A resolution to the issue of incompatible 56Kbit/s modem technologies may be managed by midyear if vendor politics don't derail standards efforts.

SAN MATEO--IS managers may see a resolution to the issue of incompatible 56Kbit/s modem technologies by midyear if vendor politics don't derail standards efforts. An ad hoc subcommittee of the Telecommunications Industry Association (TIA) is working with network-equipment suppliers and service providers to complete an interim 56Kbit/s standard.

"We hope to have it wrapped up by midyear," says Barry O'Mahony, ad hoc committee chairman and a communications engineer at Intel, in Santa Clara, California.

The TIA plans to present a working paper to kick off worldwide 56Kbit/s standards efforts at a March 17 to 27 International Telecommunications Union meeting in Geneva.

Also, Internet service providers (ISPs) and computer-manufacturer executives that will be affected by the rollout of incompatible modems have informally indicated that they'll help drive disparate camps to a de facto agreement prior to an interim TIA accord.

The formation of a consortium of companies backing the K56Flex technology is to be announced as early as next week, says Dennis Hayes, chairman of modem maker Hayes, in Atlanta.

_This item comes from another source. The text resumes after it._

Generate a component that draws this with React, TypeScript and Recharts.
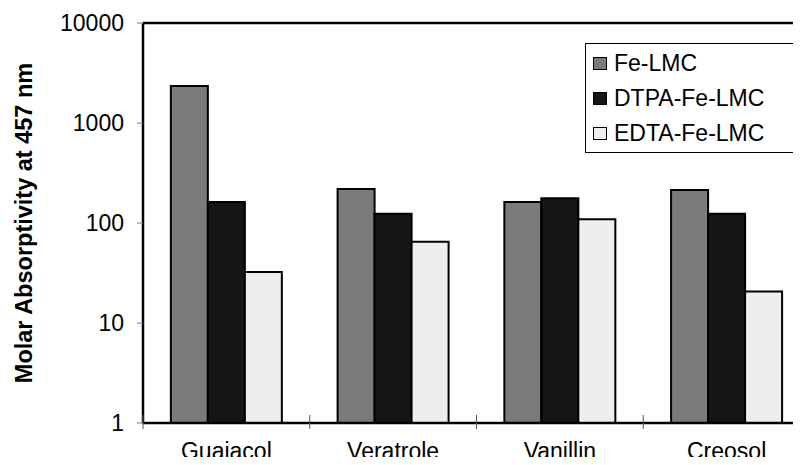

But manufacturers of modems supporting the incompatible x2 56Kbit/s technology from US Robotics and K56Flex from Lucent and Rockwell are busy rolling out pre-standard products and taking swipes at each other.

"I can tell you ... there is not an agreement," says Casey Cowell, CEO of U. Robotics, in Skokie, Illinois.

"Everyone in the industry is using [K56Flex] except for US Robotics," Hayes says.

Adding fuel to the fire, Motorola late this week filed a lawsuit against US Robotics. In a complaint filed in the US District Court in Boston, Motorola said US Robotics infringed on patents on parts of Motorola's technologies found in the V.34 standard.

The suit also could apply to parts of US Robotics 56Kbit/s technologies that may use V.34 as the upstream signaling method.

Obviously, lawsuits are not going to help companies agree on technology standards. But such agreements remain vital to broad acceptance of 56Kbit/s modem technologies and support from major ISPs.